▸ GIVEN INFORMATION
_____

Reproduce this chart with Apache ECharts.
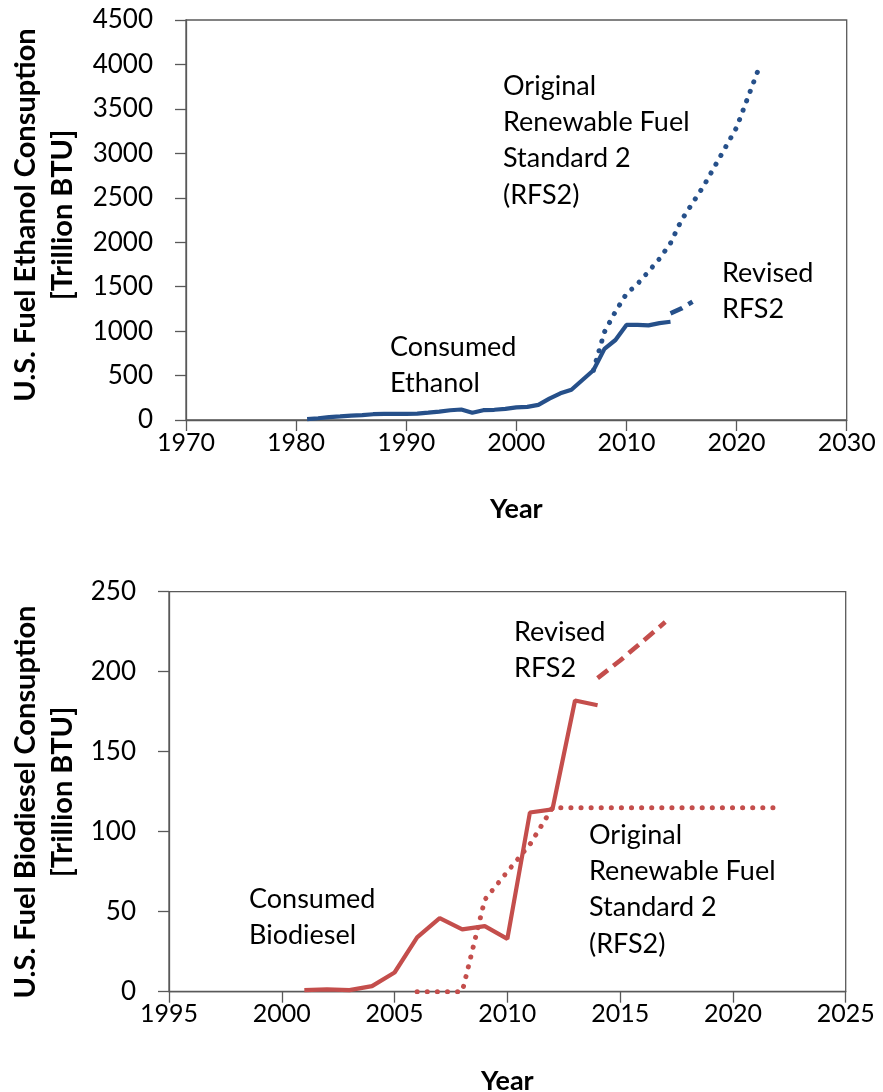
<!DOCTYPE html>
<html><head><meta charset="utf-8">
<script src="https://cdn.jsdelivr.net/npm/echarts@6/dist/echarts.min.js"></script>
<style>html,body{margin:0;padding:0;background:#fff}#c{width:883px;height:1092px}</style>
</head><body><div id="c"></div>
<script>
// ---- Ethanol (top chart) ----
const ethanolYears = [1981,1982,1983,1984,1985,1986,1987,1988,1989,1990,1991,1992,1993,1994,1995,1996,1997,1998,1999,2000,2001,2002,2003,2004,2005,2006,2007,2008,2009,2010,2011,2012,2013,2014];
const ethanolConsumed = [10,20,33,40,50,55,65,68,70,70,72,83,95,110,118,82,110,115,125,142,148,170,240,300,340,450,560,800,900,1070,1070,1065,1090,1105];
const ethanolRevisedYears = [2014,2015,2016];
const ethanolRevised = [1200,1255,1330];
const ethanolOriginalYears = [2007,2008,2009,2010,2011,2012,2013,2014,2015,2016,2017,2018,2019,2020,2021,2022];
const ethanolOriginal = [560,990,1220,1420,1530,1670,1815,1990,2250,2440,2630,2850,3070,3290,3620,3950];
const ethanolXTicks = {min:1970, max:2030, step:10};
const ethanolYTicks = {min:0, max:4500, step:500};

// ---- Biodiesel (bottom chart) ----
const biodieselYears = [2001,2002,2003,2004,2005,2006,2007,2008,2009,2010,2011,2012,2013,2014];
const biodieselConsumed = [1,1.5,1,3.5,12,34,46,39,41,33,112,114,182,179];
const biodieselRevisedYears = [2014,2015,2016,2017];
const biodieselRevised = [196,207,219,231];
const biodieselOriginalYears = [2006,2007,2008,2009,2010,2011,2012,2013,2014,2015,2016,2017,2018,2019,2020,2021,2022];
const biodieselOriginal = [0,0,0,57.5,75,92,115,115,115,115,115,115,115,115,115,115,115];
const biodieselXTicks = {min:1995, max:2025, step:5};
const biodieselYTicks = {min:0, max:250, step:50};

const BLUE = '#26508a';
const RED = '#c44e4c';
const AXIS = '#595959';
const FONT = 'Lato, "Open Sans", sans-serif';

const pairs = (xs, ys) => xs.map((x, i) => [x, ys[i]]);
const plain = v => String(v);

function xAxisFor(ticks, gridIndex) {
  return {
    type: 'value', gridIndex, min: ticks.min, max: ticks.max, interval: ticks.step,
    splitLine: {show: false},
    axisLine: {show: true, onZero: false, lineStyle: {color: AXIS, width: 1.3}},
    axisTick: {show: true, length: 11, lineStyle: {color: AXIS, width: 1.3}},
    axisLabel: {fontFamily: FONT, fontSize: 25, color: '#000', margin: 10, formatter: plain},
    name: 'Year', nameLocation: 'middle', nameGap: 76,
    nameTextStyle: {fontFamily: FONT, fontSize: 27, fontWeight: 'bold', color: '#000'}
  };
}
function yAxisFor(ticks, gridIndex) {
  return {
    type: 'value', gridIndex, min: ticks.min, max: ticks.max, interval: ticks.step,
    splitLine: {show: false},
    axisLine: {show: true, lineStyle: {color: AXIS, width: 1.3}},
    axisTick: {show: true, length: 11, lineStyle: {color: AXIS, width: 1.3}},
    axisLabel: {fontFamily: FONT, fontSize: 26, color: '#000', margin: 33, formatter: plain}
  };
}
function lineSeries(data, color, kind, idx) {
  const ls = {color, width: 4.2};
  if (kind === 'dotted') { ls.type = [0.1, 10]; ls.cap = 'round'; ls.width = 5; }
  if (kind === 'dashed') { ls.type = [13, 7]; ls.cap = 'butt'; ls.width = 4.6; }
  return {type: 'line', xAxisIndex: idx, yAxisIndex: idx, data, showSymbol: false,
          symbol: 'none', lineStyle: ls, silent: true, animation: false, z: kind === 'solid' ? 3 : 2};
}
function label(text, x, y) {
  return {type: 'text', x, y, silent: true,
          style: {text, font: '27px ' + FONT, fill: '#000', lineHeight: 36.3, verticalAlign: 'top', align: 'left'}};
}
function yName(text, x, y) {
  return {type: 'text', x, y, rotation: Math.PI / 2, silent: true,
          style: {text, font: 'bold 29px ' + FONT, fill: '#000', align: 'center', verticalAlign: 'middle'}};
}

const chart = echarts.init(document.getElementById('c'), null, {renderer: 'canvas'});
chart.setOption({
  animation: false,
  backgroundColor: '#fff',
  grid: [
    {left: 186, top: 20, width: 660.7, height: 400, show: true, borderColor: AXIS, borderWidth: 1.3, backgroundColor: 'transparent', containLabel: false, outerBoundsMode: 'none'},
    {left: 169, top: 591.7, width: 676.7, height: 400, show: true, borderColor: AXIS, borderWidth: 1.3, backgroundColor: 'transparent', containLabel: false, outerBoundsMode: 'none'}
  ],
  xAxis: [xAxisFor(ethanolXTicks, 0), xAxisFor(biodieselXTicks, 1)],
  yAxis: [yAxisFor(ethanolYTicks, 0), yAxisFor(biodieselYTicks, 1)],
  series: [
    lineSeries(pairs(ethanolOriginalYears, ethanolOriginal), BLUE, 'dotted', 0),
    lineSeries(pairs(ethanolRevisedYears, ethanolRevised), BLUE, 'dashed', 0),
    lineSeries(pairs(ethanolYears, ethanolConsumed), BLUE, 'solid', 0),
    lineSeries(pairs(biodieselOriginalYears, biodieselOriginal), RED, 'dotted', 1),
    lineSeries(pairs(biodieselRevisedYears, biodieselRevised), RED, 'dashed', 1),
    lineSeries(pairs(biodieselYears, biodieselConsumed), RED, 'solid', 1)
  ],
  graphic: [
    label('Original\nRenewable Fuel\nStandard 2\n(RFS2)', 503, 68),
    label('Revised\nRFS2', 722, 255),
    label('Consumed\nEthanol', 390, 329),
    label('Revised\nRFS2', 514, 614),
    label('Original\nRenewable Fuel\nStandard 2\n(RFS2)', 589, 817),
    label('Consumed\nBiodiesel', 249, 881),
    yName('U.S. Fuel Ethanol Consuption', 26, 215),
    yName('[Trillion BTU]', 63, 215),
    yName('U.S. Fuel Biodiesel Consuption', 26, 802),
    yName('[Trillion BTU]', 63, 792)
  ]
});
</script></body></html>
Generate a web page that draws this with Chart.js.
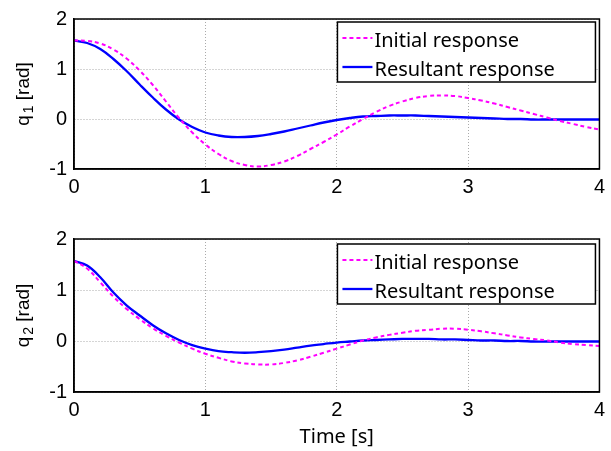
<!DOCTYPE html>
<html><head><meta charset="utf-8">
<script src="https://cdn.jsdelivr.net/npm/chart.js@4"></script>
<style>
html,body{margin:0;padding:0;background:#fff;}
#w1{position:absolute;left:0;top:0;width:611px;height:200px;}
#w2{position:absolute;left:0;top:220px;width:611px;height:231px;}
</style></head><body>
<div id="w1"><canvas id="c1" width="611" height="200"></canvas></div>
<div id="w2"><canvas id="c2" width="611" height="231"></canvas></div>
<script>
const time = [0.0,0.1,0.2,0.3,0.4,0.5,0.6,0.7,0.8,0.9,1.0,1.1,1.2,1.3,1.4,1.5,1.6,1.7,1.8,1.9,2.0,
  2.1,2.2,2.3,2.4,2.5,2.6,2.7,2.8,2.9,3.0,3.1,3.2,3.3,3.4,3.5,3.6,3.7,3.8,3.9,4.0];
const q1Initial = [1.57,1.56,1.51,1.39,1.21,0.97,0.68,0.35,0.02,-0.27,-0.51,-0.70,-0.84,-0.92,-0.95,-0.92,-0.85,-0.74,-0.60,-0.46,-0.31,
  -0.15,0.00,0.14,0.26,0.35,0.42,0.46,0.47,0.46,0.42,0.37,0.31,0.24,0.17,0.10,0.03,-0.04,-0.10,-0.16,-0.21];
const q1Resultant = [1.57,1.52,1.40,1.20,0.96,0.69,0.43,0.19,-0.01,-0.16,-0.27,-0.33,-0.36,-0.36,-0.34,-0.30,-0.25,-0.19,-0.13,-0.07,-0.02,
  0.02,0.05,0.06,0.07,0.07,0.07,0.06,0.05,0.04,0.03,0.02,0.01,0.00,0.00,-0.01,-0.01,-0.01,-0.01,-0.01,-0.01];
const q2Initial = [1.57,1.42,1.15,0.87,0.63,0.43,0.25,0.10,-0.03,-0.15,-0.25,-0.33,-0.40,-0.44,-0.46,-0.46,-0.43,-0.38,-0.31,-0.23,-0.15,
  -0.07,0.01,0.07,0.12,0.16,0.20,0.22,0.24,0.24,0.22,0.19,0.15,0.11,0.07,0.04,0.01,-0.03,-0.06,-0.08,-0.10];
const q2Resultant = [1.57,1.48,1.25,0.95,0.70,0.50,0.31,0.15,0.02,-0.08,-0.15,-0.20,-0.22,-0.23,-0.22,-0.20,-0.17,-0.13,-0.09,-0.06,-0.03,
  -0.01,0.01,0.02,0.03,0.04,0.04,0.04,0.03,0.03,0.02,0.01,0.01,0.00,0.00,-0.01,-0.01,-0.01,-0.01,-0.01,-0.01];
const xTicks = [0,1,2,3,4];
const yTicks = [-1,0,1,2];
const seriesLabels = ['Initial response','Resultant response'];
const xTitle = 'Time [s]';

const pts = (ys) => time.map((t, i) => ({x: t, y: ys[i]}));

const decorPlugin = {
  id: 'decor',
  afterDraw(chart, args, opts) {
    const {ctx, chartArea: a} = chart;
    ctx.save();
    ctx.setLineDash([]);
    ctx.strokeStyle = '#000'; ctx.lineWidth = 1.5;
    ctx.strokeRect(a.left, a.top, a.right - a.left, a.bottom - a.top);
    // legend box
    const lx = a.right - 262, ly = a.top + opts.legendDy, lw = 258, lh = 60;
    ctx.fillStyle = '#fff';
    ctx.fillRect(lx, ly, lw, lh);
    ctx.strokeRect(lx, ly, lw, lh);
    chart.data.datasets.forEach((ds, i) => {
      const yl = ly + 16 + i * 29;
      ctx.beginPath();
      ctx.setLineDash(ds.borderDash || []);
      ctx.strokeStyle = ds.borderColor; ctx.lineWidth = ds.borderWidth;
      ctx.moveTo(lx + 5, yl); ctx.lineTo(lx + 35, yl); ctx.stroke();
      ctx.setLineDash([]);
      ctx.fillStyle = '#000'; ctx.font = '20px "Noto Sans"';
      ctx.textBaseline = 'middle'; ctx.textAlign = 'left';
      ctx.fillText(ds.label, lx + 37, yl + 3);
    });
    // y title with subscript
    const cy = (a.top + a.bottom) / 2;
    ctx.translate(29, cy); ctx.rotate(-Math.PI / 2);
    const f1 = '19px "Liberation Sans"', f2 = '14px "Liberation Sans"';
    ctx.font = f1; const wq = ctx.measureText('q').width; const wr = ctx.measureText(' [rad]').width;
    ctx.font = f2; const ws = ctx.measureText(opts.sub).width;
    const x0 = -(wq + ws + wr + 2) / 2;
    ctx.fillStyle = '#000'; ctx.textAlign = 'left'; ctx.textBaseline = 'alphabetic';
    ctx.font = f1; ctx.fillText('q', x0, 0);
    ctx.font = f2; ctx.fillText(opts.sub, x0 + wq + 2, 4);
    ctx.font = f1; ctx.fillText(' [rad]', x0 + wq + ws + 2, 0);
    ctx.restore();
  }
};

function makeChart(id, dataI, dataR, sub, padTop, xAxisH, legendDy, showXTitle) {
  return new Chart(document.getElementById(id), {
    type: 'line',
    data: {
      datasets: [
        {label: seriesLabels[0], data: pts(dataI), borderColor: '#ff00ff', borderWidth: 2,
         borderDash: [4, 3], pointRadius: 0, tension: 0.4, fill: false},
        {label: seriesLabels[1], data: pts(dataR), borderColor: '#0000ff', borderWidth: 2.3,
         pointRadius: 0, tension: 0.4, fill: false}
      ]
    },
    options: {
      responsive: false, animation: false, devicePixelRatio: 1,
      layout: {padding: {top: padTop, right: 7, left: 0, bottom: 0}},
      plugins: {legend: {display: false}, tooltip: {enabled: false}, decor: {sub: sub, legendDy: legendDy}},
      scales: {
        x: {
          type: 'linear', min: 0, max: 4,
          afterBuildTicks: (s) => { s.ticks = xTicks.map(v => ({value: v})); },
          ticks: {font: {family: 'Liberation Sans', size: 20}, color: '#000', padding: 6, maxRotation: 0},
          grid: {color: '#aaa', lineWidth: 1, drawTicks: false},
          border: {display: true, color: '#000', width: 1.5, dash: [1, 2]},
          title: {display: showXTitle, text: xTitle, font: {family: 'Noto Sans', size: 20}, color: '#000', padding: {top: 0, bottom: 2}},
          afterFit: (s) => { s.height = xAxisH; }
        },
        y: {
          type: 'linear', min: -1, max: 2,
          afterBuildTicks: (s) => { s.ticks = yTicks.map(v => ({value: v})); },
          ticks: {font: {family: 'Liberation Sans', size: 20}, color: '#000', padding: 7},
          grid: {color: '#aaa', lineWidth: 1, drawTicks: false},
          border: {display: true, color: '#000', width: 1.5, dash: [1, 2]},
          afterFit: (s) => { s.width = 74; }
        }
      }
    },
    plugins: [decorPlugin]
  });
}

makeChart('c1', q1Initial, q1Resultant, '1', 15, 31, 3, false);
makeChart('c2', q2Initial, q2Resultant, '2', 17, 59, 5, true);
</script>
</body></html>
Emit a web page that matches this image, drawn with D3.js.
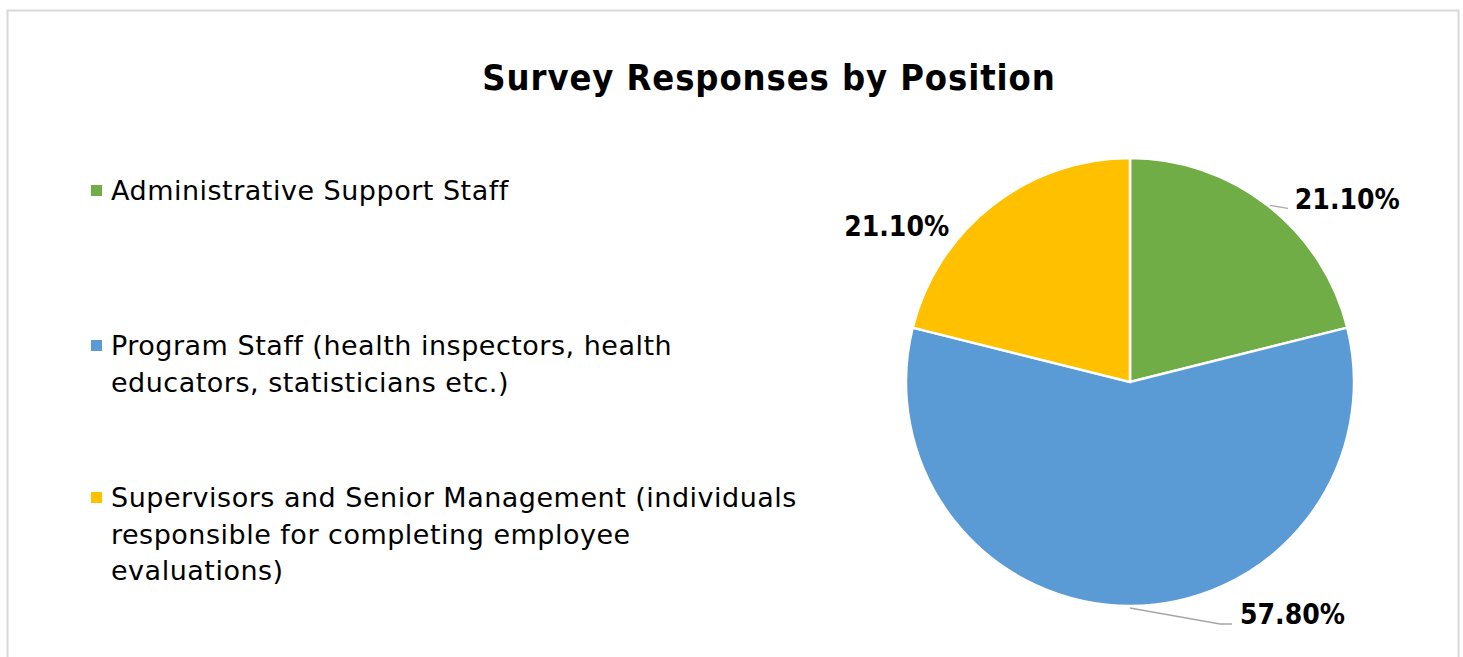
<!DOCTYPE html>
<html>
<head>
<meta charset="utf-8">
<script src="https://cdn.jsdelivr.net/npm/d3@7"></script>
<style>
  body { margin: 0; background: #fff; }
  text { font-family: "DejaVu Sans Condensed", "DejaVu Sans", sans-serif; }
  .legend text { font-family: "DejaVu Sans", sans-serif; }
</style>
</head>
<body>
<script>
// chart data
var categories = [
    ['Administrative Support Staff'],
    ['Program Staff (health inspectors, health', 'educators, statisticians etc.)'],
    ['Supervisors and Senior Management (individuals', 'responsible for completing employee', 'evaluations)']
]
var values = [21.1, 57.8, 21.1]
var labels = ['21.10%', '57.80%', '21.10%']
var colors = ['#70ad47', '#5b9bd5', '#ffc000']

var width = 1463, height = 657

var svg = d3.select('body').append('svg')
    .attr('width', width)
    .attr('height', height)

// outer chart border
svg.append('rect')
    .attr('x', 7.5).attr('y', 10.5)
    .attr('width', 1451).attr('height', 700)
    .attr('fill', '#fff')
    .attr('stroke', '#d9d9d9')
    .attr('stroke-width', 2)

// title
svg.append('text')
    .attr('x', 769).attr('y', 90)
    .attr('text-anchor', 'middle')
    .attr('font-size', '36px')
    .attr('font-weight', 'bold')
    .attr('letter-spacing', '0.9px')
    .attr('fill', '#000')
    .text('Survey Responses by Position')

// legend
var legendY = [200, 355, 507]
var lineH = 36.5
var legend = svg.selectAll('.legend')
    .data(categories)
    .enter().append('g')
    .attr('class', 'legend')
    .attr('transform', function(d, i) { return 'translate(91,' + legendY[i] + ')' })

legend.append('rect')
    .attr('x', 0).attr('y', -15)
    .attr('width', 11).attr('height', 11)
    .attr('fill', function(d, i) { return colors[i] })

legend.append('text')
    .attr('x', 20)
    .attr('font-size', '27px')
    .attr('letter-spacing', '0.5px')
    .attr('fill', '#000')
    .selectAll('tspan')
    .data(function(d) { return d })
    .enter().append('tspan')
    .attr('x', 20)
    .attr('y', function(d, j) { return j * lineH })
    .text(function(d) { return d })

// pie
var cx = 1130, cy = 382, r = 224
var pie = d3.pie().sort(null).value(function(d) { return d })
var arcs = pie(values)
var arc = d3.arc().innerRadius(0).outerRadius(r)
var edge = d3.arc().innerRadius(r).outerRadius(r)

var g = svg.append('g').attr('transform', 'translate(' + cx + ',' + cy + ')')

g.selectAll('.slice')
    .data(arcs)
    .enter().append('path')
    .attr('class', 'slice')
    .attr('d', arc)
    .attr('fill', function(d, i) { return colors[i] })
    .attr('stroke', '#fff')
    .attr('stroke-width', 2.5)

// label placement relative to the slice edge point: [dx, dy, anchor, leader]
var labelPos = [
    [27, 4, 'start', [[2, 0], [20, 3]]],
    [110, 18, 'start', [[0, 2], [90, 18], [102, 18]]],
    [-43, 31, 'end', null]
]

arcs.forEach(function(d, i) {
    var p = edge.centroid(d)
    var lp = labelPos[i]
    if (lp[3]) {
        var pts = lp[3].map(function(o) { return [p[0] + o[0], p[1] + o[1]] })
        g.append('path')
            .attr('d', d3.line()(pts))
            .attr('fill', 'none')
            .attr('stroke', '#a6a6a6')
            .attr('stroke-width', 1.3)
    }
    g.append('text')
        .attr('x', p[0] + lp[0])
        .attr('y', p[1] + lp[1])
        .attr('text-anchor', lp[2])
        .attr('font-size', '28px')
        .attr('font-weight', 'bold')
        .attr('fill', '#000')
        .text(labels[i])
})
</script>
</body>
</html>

_____

Only the lines from the one with "Emit a web page" down to the one with "var colors = ['#70ad47', '#5b9bd5', '#ffc000']" belong in your copy, both ends included; write them out exactly and skip any pictures.

▸ FINISHED EXERCISE
Emit a web page that matches this image, drawn with D3.js.
<!DOCTYPE html>
<html>
<head>
<meta charset="utf-8">
<script src="https://cdn.jsdelivr.net/npm/d3@7"></script>
<style>
  body { margin: 0; background: #fff; }
  text { font-family: "DejaVu Sans Condensed", "DejaVu Sans", sans-serif; }
  .legend text { font-family: "DejaVu Sans", sans-serif; }
</style>
</head>
<body>
<script>
// chart data
var categories = [
    ['Administrative Support Staff'],
    ['Program Staff (health inspectors, health', 'educators, statisticians etc.)'],
    ['Supervisors and Senior Management (individuals', 'responsible for completing employee', 'evaluations)']
]
var values = [21.1, 57.8, 21.1]
var labels = ['21.10%', '57.80%', '21.10%']
var colors = ['#70ad47', '#5b9bd5', '#ffc000']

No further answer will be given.